Additional Spokesperson of Jammu and Kashmir Peoples Democratic Party
- Incumbent
- Assumed office 2022
- Lieutenant Governor: Manoj Sinha
- President: Mehbooba Mufti

Member of Legislative Council
- In office 3 March 2015 – 16 March 2019
- Governor: N.N Vohra, Satya Pal Malik
- Constituency: Kishtwar

President of J&K Water Sports Association
- In office 2015–2021

Personal details
- Born: Firdous Ahmed Tak 1977 (age 48–49) Kishtwar, Jammu and Kashmir, India
- Party: Jammu and Kashmir Peoples Democratic Party

= Firdous Tak =

Indian politician

Firdous Ahmed Tak (born 1977) is an Indian lawyer, journalist, author, and politician from the Kishtwar district of Jammu and Kashmir and member of People's Democratic Party.

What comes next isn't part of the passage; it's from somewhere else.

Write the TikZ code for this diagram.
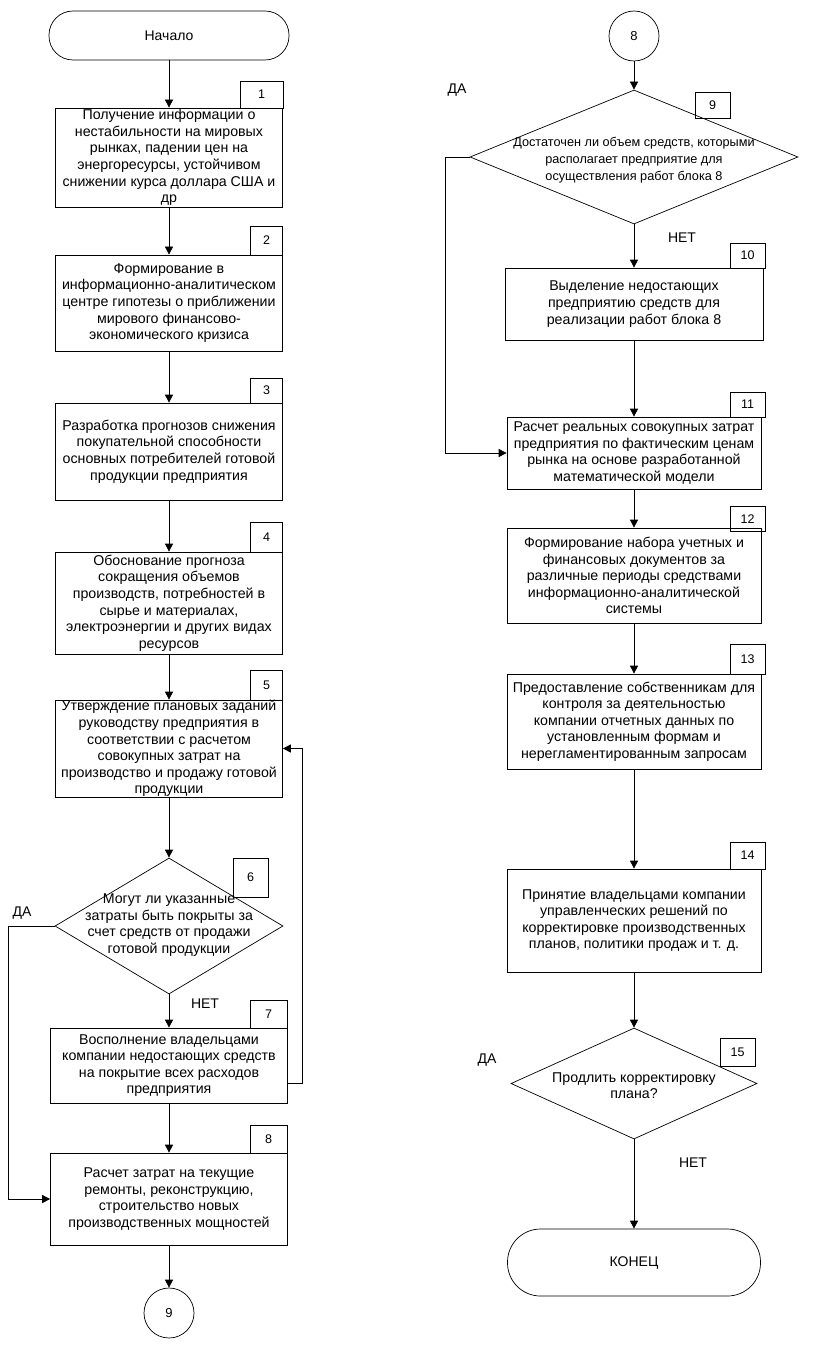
\documentclass[tikz,border=0pt]{standalone}
\usepackage{fontspec}
\setmainfont{Liberation Sans}
\usetikzlibrary{arrows.meta,shapes.geometric}
\begin{document}
\begin{tikzpicture}[x=1pt,y=-1pt,
  box/.style={draw, line width=0.7pt, align=center, inner sep=0pt, font=\fontsize{14.2}{16.6}\selectfont},
  term/.style={draw, line width=0.7pt, align=center, inner sep=0pt, font=\fontsize{14}{16.6}\selectfont},
  diam/.style={draw, diamond, line width=0.7pt, inner sep=0pt},
  dtxt/.style={align=center, inner sep=0pt, font=\fontsize{14.2}{16.6}\selectfont},
  conncirc/.style={draw, circle, line width=0.7pt, inner sep=0pt, minimum size=50pt, font=\fontsize{13}{16}\selectfont},
  lbl/.style={draw, line width=0.7pt, inner sep=0pt, font=\fontsize{12.5}{14}\selectfont},
  txt/.style={inner sep=0pt, font=\fontsize{14}{16}\selectfont},
  conn/.style={draw, line width=0.7pt, -{Triangle[length=8pt,width=8pt]}}]
\useasboundingbox (0,0) rectangle (820,1348);

% left column
\node[term, rounded corners=24pt, minimum width=240pt, minimum height=49pt] (start) at (169,35.5) {Начало};
\node[box, minimum width=227pt, minimum height=99pt] (b1) at (169,157.5) {Получение информации о\\нестабильности на мировых\\рынках, падении цен на\\энергоресурсы, устойчивом\\снижении курса доллара США и\\др};
\node[box, minimum width=227pt, minimum height=96pt] (b2) at (169,303) {Формирование в\\информационно-аналитическом\\центре гипотезы о приближении\\мирового финансово-\\экономического кризиса};
\node[box, minimum width=227pt, minimum height=97pt] (b3) at (169,451.5) {Разработка прогнозов снижения\\покупательной способности\\основных потребителей готовой\\продукции предприятия};
\node[box, minimum width=227pt, minimum height=102pt] (b4) at (169,603) {Обоснование прогноза\\сокращения объемов\\производств, потребностей в\\сырье и материалах,\\электроэнергии и других видах\\ресурсов};
\node[box, minimum width=227pt, minimum height=97pt] (b5) at (169,748.5) {Утверждение плановых заданий\\руководству предприятия в\\соответствии с расчетом\\совокупных затрат на\\производство и продажу готовой\\продукции};
\node[diam, minimum width=228pt, minimum height=136pt] (d6) at (169,926) {};
\node[dtxt] (t6) at (169,925) {Могут ли указанные\\затраты быть покрыты за\\счет средств от продажи\\готовой продукции};
\node[box, minimum width=237pt, minimum height=75pt] (b7) at (169,1065.5) {Восполнение владельцами\\компании недостающих средств\\на покрытие всех расходов\\предприятия};
\node[box, minimum width=237pt, minimum height=92pt] (b8) at (169,1199) {Расчет затрат на текущие\\ремонты, реконструкцию,\\строительство новых\\производственных мощностей};
\node[conncirc] (c9) at (169,1313) {9};

% left labels
\node[lbl, minimum width=43pt, minimum height=27pt] (l1) at (261.5,94.5) {1};
\node[lbl, minimum width=32pt, minimum height=29pt] (l2) at (266.5,240.5) {2};
\node[lbl, minimum width=32pt, minimum height=25pt] (l3) at (266.5,390.5) {3};
\node[lbl, minimum width=32pt, minimum height=30pt] (l4) at (266.5,537) {4};
\node[lbl, minimum width=32pt, minimum height=30pt] (l5) at (266.5,685) {5};
\node[lbl, minimum width=35pt, minimum height=39pt] (l6) at (250.5,877.5) {6};
\node[lbl, minimum width=37pt, minimum height=28pt] (l7) at (268.5,1014) {7};
\node[lbl, minimum width=37pt, minimum height=28pt] (l8) at (268.5,1139) {8};

\node[txt] (da6) at (22,913) {ДА};
\node[txt] (net6) at (205,1004) {НЕТ};

% right column
\node[conncirc] (c8) at (634,36) {8};
\node[diam, minimum width=328pt, minimum height=134pt] (d9) at (634,157) {};
\node[dtxt, font=\fontsize{12.7}{16.8}\selectfont] (t9) at (634,160) {Достаточен ли объем средств, которыми\\располагает предприятие для\\осуществления работ блока 8};
\node[box, minimum width=258pt, minimum height=72pt] (b10) at (634,304) {Выделение недостающих\\предприятию средств для\\реализации работ блока 8};
\node[box, minimum width=254pt, minimum height=72pt] (b11) at (634,453) {Расчет реальных совокупных затрат\\предприятия по фактическим ценам\\рынка на основе разработанной\\математической модели};
\node[box, minimum width=254pt, minimum height=95pt] (b12) at (634,575.5) {Формирование набора учетных и\\финансовых документов за\\различные периоды средствами\\информационно-аналитической\\системы};
\node[box, minimum width=254pt, minimum height=95pt] (b13) at (634,721.5) {Предоставление собственникам для\\контроля за деятельностью\\компании отчетных данных по\\установленным формам и\\нерегламентированным запросам};
\node[box, minimum width=254pt, minimum height=103pt] (b14) at (634,920.5) {Принятие владельцами компании\\управленческих решений по\\корректировке производственных\\планов, политики продаж и т. д.};
\node[diam, minimum width=246pt, minimum height=111pt] (d15) at (634,1083.5) {};
\node[dtxt] (t15) at (634,1085.5) {Продлить корректировку\\плана?};
\node[term, rounded corners=33pt, minimum width=253pt, minimum height=67pt] (end) at (634,1262.5) {КОНЕЦ};

% right labels
\node[lbl, minimum width=35pt, minimum height=26pt] (l9) at (712.5,105) {9};
\node[lbl, minimum width=35pt, minimum height=25pt] (l10) at (747.5,255.5) {10};
\node[lbl, minimum width=35pt, minimum height=25pt] (l11) at (747.5,404.5) {11};
\node[lbl, minimum width=35pt, minimum height=25pt] (l12) at (747.5,519) {12};
\node[lbl, minimum width=35pt, minimum height=30pt] (l13) at (747.5,659) {13};
\node[lbl, minimum width=35pt, minimum height=27pt] (l14) at (747.5,855.5) {14};
\node[lbl, minimum width=35pt, minimum height=28pt] (l15) at (737.5,1052) {15};

\node[txt] (da9) at (457,90) {ДА};
\node[txt] (net9) at (682,238) {НЕТ};
\node[txt] (da15) at (487,1060) {ДА};
\node[txt] (net15) at (693,1163) {НЕТ};

% connectors left
\draw[conn] (start) -- (b1);
\draw[conn] (b1) -- (b2);
\draw[conn] (b2) -- (b3);
\draw[conn] (b3) -- (b4);
\draw[conn] (b4) -- (b5);
\draw[conn] (b5) -- (d6.north);
\draw[conn] (d6.south) -- (b7);
\draw[conn] (b7) -- (b8);
\draw[conn] (b8) -- (c9);
\coordinate (k6) at (8,926);
\draw[conn] (d6.west) -- (k6) |- (b8.west);
\draw[conn] ([yshift=-17.5pt]b7.east) -- ++(14,0) |- (b5.east);

% connectors right
\draw[conn] (c8) -- (d9.north);
\draw[conn] (d9.south) -- (b10);
\draw[conn] (b10) -- (b11);
\draw[conn] (b11) -- (b12);
\draw[conn] (b12) -- (b13);
\draw[conn] (b13) -- (b14);
\draw[conn] (b14) -- (d15.north);
\draw[conn] (d15.south) -- (end);
\coordinate (k9) at (445,157);
\draw[conn] (d9.west) -- (k9) |- (b11.west);
\end{tikzpicture}
\end{document}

He was elected as member of legislative council from 2015 to 2019. He remained president of Jammu and Kashmir Water Sports Association from 2015 to 2021. He also served as J&K Waqf Board member from 2015 to 2019.

==Career==
Firdous Tak has worked as a journalist with Los Angeles Times and as of 2022, he is the resident editor of Greater Kashmir. He is also a columnist at Indian Express.

On 3 March 2015, Tak was elected as Member of Legislative Council during PDP-BJP alliance. He was also appointed president of J&K Water Sports Association in the same year.